> Dataset content
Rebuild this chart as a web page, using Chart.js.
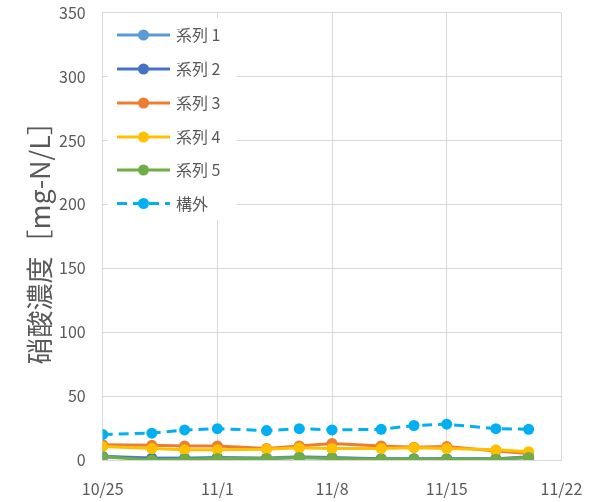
<!DOCTYPE html>
<html>
<head>
<meta charset="utf-8">
<script src="https://cdn.jsdelivr.net/npm/chart.js@4"></script>
<style>
  html, body { margin: 0; padding: 0; background: #fff; }
  #wrap { width: 600px; height: 502px; }
</style>
</head>
<body>
<div id="wrap"><canvas id="chart" width="600" height="502"></canvas></div>
<script>
const dates = ['10/25', '10/28', '10/30', '11/1', '11/4', '11/6', '11/8', '11/11', '11/13', '11/15', '11/18', '11/20'];
const tickLabels = ['10/25', '11/1', '11/8', '11/15', '11/22'];
const seriesNames = ['系列 1', '系列 2', '系列 3', '系列 4', '系列 5', '構外'];

const series1 = [3, 1.5, 1.5, 2, 1.5, 2.5, 2, 1, 1, 1, 1, 2.5];
const series2 = [2.5, 1.2, 1, 1.5, 1.2, 2, 1.5, 0.8, 0.8, 0.8, 0.8, 2];
const series3 = [12, 11.5, 11, 11, 9, 11, 13, 11, 10, 10.5, 7, 5];
const series4 = [10.5, 9, 8, 8, 8.5, 9.5, 9, 9, 9.5, 9, 8, 6.5];
const series5 = [2.5, 0, 0.5, 1.2, 1.2, 2, 1.2, 0.5, 0.5, 0.5, 0.5, 2];
const outside = [20, 21, 23.5, 24.5, 23, 24.5, 23.5, 24, 27, 28, 24.5, 24];

const colors = ['#5B9BD5', '#4472C4', '#ED7D31', '#FFC000', '#70AD47', '#00B0F0'];
const textColor = '#595959';
const gridColor = '#d9d9d9';
const font = "'Noto Sans CJK JP', 'Noto Sans', sans-serif";

// days since 10/25
function dayOf(s) {
    const [m, d] = s.split('/').map(Number);
    return m === 10 ? d - 25 : d + 6;
}

const allValues = [series1, series2, series3, series4, series5, outside];

const datasets = allValues.map((vals, i) => ({
    label: seriesNames[i],
    data: vals.map((v, j) => ({ x: dayOf(dates[j]), y: v })),
    borderColor: colors[i],
    backgroundColor: colors[i],
    borderWidth: 3,
    borderDash: i === 5 ? [10, 6] : [],
    pointRadius: 5.5,
    pointBorderWidth: 0,
    pointBackgroundColor: colors[i],
    tension: 0,
    order: allValues.length - i
}));

const legendInside = {
    id: 'legendInside',
    afterDraw(chart) {
        const ctx = chart.ctx;
        ctx.save();
        ctx.fillStyle = '#fff';
        ctx.fillRect(108, 18, 129, 202);
        const ys = [35, 69, 103, 137, 170, 203.5];
        chart.data.datasets.forEach((ds, i) => {
            const y = ys[i];
            ctx.strokeStyle = ds.borderColor;
            ctx.lineWidth = 3;
            ctx.setLineDash(ds.borderDash);
            ctx.lineDashOffset = 0;
            ctx.beginPath();
            ctx.moveTo(117, y);
            ctx.lineTo(170, y);
            ctx.stroke();
            ctx.setLineDash([]);
            ctx.fillStyle = ds.borderColor;
            ctx.beginPath();
            ctx.arc(143.5, y, 5.5, 0, Math.PI * 2);
            ctx.fill();
            ctx.fillStyle = textColor;
            ctx.font = '16px ' + font;
            ctx.textBaseline = 'middle';
            ctx.textAlign = 'left';
            ctx.fillText(ds.label, 176, y);
        });
        ctx.restore();
    }
};

new Chart(document.getElementById('chart'), {
    type: 'line',
    data: { datasets },
    options: {
        responsive: false,
        animation: false,
        layout: { padding: { top: 12.7, right: 38.6, bottom: 0, left: 0 } },
        plugins: {
            legend: { display: false },
            tooltip: { enabled: false }
        },
        scales: {
            x: {
                type: 'linear',
                min: 0,
                max: 28,
                afterFit: (s) => {
                    s.height = 42;
                    s.paddingLeft = 0;
                    s.paddingRight = 0;
                },
                afterBuildTicks: (s) => {
                    s.ticks = tickLabels.map(t => ({ value: dayOf(t) }));
                },
                ticks: {
                    color: textColor,
                    font: { family: font, size: 16 },
                    padding: 19,
                    maxRotation: 0,
                    callback: (v) => {
                        const t = tickLabels.find(l => dayOf(l) === v);
                        return t || '';
                    }
                },
                grid: { color: gridColor, lineWidth: 1, drawTicks: false },
                border: { color: gridColor }
            },
            y: {
                min: 0,
                max: 350,
                afterFit: (s) => {
                    s.width = 102.7;
                    s.paddingTop = 0;
                    s.paddingBottom = 0;
                },
                ticks: {
                    stepSize: 50,
                    color: textColor,
                    font: { family: font, size: 16 },
                    padding: 17
                },
                grid: { color: gridColor, lineWidth: 1, drawTicks: false },
                border: { color: gridColor },
                title: {
                    display: true,
                    text: '硝酸濃度［mg-N/L］',
                    color: textColor,
                    font: { family: font, size: 27 },
                    padding: { top: 24, bottom: 0 }
                }
            }
        }
    },
    plugins: [legendInside]
});
</script>
</body>
</html>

> Exercise directions
Pictures are excluded; extract exactly the lines from the start of the data through the line that holds "28, 24.5, 24];", both ends included.

> Correct result
Rebuild this chart as a web page, using Chart.js.
<!DOCTYPE html>
<html>
<head>
<meta charset="utf-8">
<script src="https://cdn.jsdelivr.net/npm/chart.js@4"></script>
<style>
  html, body { margin: 0; padding: 0; background: #fff; }
  #wrap { width: 600px; height: 502px; }
</style>
</head>
<body>
<div id="wrap"><canvas id="chart" width="600" height="502"></canvas></div>
<script>
const dates = ['10/25', '10/28', '10/30', '11/1', '11/4', '11/6', '11/8', '11/11', '11/13', '11/15', '11/18', '11/20'];
const tickLabels = ['10/25', '11/1', '11/8', '11/15', '11/22'];
const seriesNames = ['系列 1', '系列 2', '系列 3', '系列 4', '系列 5', '構外'];

const series1 = [3, 1.5, 1.5, 2, 1.5, 2.5, 2, 1, 1, 1, 1, 2.5];
const series2 = [2.5, 1.2, 1, 1.5, 1.2, 2, 1.5, 0.8, 0.8, 0.8, 0.8, 2];
const series3 = [12, 11.5, 11, 11, 9, 11, 13, 11, 10, 10.5, 7, 5];
const series4 = [10.5, 9, 8, 8, 8.5, 9.5, 9, 9, 9.5, 9, 8, 6.5];
const series5 = [2.5, 0, 0.5, 1.2, 1.2, 2, 1.2, 0.5, 0.5, 0.5, 0.5, 2];
const outside = [20, 21, 23.5, 24.5, 23, 24.5, 23.5, 24, 27, 28, 24.5, 24];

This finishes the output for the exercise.